Preview

F1 2010 Preview (PS3)

There's a reason why most men will never get the chance to drive an F1 car. Strapping ourselves in for a final look at F1 2010 before it's release later this month, our first thoughts were, “I wonder what will happen if I try and drive over an engineer.” Somewhat luckily, Codemasters Birmingham have been hard at work to ensure this is the richest, most authentic F1 sim this generation, so our bloodlust was quashed rather quickly.

It's impossible to get into a race without noticing the GRID inspired menu set-up; a design that's beginning to grate now we've seen it a few times. Information is clear and you'll always be prodded with tips that might improve your performance, but the Hollywood style billboard effect feel a little out of place here. It certainly works on the aforementioned title and indeed Dirt 2, but we would have liked witnessing a subtle overhaul to tune itself in with the Formula 1 brand. Although this is only nitpicking, the current sloth-like loading times need to be shortened when the final product arrives.

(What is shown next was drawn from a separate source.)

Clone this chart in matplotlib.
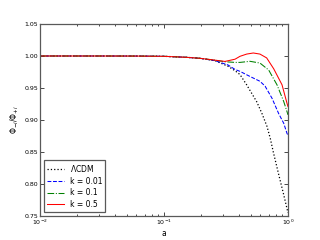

That is so 2009. Expect a fully licensed 2010 line-up when the game's released

This title has been developed for the 'experience,' so we were glad to see flexible driving options available. Depending on your preferences, F1 2010 can provide a tough-as-nails simulation, or it can give you the stabilisers to sharpen your ability. Without any driving assists on, this is a real challenge. Finding a racing line is simple enough, but having the skill to pull off a successful overtake without braking and traction control will have players pulling their hair out (And boy, that's tough through a helmet). The difficulty is brilliantly pitched, as hardcore racing fans will reap the rewards from investing time in the game. The virtual professionals alongside you have no mercy, so eliminating mistakes from your race is the only method of gaining success.

On the flipside, difficulty can be toned down for those who need it. The usual automatic braking and racing line options provide a platform to improve your skills, and also enjoy the game more if you're struggling on default settings. Even with the assists on, there's no need to worry that you'll lose the realism of the sport, as you'll still have plenty of tough decisions to make during a race. Some real dogfights appear on track when you're trying to get past an opponent, and if you're not careful, they can end in disaster. Chasing Vettel for pole position, we were horrified to see the front of our car clip his rear tyre, resulting in us both spinning out of control. Similarly, things can turn in your favour, so gaining a few extra places is never out of the question if somebody in front makes a hash of things. It's this uncertainty, and the feeling that anything can happen at any time, that makes F1 2010 so intriguing.

Dynamic weather makes things more interesting, as you're never safe until you're across the line

Although we didn't experience the career mode, our time with the game started off as an unknown driver sitting in front of the press. Questions were thrown our way in a scene that will decide which team you begin your career with in the full game. It's neatly placed, and harps back to the notion that Codemasters want you to experience the Formula 1 way of life, and not just proceedings on track. We expect to see many more social situations like this when the game hits stores.

After racing each of the tracks on offer in this preview build, we can safely say the thrills and spills of an F1 season are here in abundance. We stormed through Catalunya, winning the race comfortably even though the qualifying session was sprinkled with rain. On race day however, the sky cleared and we guided Mark Webber to victory with a Red Bull one-two. Place us in Monte Carlo, and things changed dramatically. Plenty of tight bends meant we limped to a 7th place finish after qualifying in 8th position. Just like the real thing, you need a solid weekend's work to win a Grand Prix, and have to consistently perform better than your opponents to be the best.

19 tracks are on offer, including the brand new South Korea “Yeongam” route

To top it all off, F1 2010 is a bit of a looker. A dynamic weather system can change a comfortable race into a tricky test of nerves, and the visuals themselves are excellently produced. Not many games make us wince when we crash, but seeing debris fly off our finely-sculpted car certainly left a twinge of regret for pushing it so hard. There's an air of responsibility about the game that has been missing in previous F1 titles; if you mess up, your team will let you know.

With under a month until release, there's time for a few tweaks to be made to this title. At this point the frame rate drops when things get hectic, but expect that to be ironed out. We're also eagerly awaiting the Nicole Scherzinger DLC pack, which allows an American pop princess to sit back and soak up your earnings between races. Until then, F1 2010 is looking like a comprehensive and challenging release for those who love a smattering of g-force.

Most anticipated feature: Living the life of an F1 driver, who can resist that?